What is asked | Starting at the first line of the data below, retype every line up to and including the one containing "(t3) at (118,131)".

Supplied data |

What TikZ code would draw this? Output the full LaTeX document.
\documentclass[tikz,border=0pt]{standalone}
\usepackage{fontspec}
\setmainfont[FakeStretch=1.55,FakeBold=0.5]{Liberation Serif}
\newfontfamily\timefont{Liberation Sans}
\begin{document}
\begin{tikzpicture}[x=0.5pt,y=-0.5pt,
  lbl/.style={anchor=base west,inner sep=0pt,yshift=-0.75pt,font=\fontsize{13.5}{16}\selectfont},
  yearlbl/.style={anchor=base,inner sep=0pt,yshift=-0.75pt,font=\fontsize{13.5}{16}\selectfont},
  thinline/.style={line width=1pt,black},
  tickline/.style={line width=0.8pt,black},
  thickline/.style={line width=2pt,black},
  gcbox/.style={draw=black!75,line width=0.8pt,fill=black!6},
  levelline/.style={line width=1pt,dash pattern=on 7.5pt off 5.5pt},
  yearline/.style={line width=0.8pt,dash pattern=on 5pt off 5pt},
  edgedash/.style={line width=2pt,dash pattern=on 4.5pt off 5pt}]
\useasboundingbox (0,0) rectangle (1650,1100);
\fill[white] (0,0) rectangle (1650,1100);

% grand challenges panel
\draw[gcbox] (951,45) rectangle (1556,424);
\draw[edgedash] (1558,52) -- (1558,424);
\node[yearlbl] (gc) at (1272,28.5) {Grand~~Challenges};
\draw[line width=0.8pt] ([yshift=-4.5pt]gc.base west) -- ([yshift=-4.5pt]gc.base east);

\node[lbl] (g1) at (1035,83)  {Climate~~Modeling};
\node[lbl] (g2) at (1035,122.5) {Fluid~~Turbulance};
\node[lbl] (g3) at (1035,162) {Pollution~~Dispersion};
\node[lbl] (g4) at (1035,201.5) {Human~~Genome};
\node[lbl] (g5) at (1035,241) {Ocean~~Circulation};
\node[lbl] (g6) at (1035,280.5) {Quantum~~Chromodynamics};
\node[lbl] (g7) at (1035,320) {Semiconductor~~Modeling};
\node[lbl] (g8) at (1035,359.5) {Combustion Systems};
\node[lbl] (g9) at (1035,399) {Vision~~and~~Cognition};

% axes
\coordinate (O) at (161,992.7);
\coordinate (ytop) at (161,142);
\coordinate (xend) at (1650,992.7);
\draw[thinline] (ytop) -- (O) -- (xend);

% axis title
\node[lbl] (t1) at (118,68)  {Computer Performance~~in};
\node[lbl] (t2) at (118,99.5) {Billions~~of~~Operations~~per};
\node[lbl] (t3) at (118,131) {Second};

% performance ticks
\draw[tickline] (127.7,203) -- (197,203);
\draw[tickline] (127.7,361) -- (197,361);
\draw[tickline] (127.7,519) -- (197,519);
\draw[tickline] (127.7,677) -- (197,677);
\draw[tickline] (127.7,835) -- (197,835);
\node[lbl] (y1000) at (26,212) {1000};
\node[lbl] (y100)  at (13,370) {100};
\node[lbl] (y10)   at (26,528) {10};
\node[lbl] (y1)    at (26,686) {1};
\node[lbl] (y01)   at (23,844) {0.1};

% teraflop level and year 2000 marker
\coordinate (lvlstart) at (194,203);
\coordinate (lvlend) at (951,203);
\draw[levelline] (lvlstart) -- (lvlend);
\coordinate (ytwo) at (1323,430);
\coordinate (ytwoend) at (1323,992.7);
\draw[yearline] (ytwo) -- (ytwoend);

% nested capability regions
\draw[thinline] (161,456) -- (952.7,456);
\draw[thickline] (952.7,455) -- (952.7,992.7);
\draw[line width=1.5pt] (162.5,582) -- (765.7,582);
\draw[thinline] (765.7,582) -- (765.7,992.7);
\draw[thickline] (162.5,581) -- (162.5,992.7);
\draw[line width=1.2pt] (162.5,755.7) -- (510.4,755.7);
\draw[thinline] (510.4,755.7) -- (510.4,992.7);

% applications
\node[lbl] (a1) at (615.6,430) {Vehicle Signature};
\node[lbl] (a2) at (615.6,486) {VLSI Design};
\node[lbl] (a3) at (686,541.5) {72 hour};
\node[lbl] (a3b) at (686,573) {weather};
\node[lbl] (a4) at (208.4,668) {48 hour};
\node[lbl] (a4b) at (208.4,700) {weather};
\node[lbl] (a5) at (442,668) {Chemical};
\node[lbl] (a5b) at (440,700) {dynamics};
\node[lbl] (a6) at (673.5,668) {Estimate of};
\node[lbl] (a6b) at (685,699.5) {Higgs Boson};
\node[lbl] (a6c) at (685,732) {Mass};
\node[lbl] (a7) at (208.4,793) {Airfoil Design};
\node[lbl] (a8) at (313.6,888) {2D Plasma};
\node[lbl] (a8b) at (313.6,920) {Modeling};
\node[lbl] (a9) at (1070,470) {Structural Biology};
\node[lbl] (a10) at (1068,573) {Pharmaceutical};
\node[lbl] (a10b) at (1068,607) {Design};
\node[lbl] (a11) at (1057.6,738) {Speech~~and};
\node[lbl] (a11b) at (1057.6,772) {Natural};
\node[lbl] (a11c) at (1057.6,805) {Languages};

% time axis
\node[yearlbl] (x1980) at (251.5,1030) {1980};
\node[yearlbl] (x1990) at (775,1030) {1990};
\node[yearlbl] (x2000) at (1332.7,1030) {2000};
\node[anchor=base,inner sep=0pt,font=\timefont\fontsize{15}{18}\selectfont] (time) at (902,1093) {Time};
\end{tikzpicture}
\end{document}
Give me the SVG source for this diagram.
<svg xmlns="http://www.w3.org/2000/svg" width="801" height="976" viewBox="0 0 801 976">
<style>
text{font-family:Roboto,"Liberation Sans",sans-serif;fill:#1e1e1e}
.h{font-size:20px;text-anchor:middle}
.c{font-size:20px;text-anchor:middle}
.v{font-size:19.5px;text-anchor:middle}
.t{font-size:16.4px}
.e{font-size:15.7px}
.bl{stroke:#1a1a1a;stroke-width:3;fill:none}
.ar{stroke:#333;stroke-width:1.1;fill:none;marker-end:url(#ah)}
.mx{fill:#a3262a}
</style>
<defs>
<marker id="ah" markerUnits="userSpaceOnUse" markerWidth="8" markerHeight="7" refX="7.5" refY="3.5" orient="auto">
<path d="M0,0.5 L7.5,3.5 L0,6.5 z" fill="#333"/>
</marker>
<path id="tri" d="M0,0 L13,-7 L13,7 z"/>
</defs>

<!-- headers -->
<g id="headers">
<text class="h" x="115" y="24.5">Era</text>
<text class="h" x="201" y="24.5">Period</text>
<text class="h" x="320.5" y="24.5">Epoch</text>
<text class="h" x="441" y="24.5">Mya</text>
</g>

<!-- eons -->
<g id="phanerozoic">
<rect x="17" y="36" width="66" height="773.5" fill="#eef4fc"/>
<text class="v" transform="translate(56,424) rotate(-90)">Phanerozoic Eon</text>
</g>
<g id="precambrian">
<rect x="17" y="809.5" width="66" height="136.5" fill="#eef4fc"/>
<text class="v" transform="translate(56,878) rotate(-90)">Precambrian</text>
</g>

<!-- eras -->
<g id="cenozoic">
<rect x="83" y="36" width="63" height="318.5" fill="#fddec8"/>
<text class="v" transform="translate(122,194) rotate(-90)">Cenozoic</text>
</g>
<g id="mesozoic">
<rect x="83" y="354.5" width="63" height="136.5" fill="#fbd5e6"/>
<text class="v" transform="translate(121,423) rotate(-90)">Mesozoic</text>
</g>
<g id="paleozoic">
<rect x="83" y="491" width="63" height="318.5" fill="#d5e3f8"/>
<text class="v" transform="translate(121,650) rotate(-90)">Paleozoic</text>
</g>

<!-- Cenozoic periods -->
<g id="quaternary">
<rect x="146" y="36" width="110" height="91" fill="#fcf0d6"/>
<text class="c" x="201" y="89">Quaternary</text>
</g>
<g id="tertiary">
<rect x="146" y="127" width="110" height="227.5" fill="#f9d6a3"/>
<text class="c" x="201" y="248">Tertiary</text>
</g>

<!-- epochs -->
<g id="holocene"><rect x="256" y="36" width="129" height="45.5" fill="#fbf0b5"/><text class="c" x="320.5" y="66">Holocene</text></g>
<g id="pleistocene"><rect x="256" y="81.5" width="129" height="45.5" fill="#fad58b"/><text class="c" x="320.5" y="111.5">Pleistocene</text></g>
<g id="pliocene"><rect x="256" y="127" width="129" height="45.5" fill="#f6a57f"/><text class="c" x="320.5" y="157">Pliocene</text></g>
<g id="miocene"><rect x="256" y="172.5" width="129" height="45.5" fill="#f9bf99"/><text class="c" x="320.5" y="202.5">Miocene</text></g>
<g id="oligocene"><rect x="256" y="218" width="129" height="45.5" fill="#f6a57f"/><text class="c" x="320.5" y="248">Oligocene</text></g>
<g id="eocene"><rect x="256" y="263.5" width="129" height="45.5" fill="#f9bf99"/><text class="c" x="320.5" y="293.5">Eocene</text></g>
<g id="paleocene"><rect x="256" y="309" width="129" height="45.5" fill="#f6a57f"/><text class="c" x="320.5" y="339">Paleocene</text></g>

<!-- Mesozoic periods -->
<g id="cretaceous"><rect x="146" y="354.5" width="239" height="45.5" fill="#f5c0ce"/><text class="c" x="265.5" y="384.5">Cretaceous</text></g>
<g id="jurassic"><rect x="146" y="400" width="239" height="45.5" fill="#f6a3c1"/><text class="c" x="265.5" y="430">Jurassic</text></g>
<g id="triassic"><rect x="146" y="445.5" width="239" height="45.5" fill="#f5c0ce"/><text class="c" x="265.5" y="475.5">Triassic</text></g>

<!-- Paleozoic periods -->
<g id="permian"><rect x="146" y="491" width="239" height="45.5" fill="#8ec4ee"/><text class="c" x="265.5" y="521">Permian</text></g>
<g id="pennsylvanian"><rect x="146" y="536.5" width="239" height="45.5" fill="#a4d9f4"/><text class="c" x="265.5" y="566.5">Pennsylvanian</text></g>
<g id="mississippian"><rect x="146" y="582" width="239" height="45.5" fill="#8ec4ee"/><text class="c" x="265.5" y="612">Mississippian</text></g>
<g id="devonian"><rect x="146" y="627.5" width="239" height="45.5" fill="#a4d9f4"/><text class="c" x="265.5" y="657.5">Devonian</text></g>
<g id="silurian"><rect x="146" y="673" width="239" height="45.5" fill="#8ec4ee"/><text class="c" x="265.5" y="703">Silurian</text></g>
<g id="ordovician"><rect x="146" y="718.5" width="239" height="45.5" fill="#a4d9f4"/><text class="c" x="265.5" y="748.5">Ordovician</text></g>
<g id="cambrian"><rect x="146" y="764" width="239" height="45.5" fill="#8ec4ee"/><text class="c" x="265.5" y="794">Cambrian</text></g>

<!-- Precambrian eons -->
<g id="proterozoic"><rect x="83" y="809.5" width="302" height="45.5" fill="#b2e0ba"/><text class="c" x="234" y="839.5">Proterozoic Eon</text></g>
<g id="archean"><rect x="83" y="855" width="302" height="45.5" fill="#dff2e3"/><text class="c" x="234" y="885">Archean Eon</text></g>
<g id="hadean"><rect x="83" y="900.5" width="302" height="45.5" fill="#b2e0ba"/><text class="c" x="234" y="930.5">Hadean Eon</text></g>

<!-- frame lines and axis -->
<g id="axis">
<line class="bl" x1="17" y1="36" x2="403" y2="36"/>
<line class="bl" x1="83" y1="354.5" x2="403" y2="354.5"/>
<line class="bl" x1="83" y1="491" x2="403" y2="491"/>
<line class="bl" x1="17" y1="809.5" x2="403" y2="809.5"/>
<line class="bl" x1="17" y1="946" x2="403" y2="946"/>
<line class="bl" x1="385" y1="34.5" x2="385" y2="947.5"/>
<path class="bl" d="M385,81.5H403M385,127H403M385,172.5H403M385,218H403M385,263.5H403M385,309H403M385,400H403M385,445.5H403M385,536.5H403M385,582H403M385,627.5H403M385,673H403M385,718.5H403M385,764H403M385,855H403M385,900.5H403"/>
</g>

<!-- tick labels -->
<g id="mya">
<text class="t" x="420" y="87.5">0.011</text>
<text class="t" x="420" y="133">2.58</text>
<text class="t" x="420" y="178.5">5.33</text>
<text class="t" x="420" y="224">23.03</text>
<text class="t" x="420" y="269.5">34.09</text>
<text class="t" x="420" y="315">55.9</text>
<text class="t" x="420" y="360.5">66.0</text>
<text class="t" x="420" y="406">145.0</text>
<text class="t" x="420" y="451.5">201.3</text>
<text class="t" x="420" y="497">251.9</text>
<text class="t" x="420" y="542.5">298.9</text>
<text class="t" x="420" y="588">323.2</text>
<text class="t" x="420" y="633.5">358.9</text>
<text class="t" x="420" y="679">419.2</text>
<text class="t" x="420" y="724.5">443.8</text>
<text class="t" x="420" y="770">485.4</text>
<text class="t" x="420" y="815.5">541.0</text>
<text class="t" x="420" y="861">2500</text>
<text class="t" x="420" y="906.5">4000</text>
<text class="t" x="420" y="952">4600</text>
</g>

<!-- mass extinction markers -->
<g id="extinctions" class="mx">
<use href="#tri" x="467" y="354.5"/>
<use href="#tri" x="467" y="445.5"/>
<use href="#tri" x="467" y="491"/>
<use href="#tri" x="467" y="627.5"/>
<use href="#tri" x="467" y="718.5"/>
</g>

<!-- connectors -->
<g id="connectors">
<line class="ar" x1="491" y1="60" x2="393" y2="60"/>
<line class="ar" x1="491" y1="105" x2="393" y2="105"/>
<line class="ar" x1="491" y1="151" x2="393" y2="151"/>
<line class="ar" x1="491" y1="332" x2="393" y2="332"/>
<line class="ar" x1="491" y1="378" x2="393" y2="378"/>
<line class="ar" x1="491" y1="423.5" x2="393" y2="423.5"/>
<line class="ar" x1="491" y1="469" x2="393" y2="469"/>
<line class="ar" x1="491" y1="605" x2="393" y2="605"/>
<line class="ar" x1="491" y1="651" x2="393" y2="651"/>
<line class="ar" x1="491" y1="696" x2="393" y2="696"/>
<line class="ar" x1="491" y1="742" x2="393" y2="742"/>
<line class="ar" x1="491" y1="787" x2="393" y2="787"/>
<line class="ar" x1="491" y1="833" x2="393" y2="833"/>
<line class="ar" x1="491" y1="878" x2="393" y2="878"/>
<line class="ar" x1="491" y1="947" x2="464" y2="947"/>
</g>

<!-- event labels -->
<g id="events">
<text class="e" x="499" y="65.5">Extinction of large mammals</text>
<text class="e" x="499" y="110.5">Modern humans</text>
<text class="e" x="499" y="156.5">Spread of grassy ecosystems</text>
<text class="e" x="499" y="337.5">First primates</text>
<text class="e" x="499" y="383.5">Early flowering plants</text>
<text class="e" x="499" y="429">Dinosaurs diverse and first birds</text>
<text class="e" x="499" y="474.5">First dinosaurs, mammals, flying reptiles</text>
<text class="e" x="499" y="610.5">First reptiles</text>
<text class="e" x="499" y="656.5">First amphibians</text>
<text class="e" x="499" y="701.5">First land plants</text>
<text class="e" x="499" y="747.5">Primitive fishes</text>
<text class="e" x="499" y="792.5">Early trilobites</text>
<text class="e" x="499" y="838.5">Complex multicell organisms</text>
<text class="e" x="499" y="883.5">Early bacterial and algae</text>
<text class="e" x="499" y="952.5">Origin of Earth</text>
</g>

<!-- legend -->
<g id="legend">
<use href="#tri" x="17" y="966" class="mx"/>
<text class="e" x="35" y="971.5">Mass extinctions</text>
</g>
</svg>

Full response |
What TikZ code would draw this? Output the full LaTeX document.
\documentclass[tikz,border=0pt]{standalone}
\usepackage{fontspec}
\setmainfont[FakeStretch=1.55,FakeBold=0.5]{Liberation Serif}
\newfontfamily\timefont{Liberation Sans}
\begin{document}
\begin{tikzpicture}[x=0.5pt,y=-0.5pt,
  lbl/.style={anchor=base west,inner sep=0pt,yshift=-0.75pt,font=\fontsize{13.5}{16}\selectfont},
  yearlbl/.style={anchor=base,inner sep=0pt,yshift=-0.75pt,font=\fontsize{13.5}{16}\selectfont},
  thinline/.style={line width=1pt,black},
  tickline/.style={line width=0.8pt,black},
  thickline/.style={line width=2pt,black},
  gcbox/.style={draw=black!75,line width=0.8pt,fill=black!6},
  levelline/.style={line width=1pt,dash pattern=on 7.5pt off 5.5pt},
  yearline/.style={line width=0.8pt,dash pattern=on 5pt off 5pt},
  edgedash/.style={line width=2pt,dash pattern=on 4.5pt off 5pt}]
\useasboundingbox (0,0) rectangle (1650,1100);
\fill[white] (0,0) rectangle (1650,1100);

% grand challenges panel
\draw[gcbox] (951,45) rectangle (1556,424);
\draw[edgedash] (1558,52) -- (1558,424);
\node[yearlbl] (gc) at (1272,28.5) {Grand~~Challenges};
\draw[line width=0.8pt] ([yshift=-4.5pt]gc.base west) -- ([yshift=-4.5pt]gc.base east);

\node[lbl] (g1) at (1035,83)  {Climate~~Modeling};
\node[lbl] (g2) at (1035,122.5) {Fluid~~Turbulance};
\node[lbl] (g3) at (1035,162) {Pollution~~Dispersion};
\node[lbl] (g4) at (1035,201.5) {Human~~Genome};
\node[lbl] (g5) at (1035,241) {Ocean~~Circulation};
\node[lbl] (g6) at (1035,280.5) {Quantum~~Chromodynamics};
\node[lbl] (g7) at (1035,320) {Semiconductor~~Modeling};
\node[lbl] (g8) at (1035,359.5) {Combustion Systems};
\node[lbl] (g9) at (1035,399) {Vision~~and~~Cognition};

% axes
\coordinate (O) at (161,992.7);
\coordinate (ytop) at (161,142);
\coordinate (xend) at (1650,992.7);
\draw[thinline] (ytop) -- (O) -- (xend);

% axis title
\node[lbl] (t1) at (118,68)  {Computer Performance~~in};
\node[lbl] (t2) at (118,99.5) {Billions~~of~~Operations~~per};
\node[lbl] (t3) at (118,131) {Second};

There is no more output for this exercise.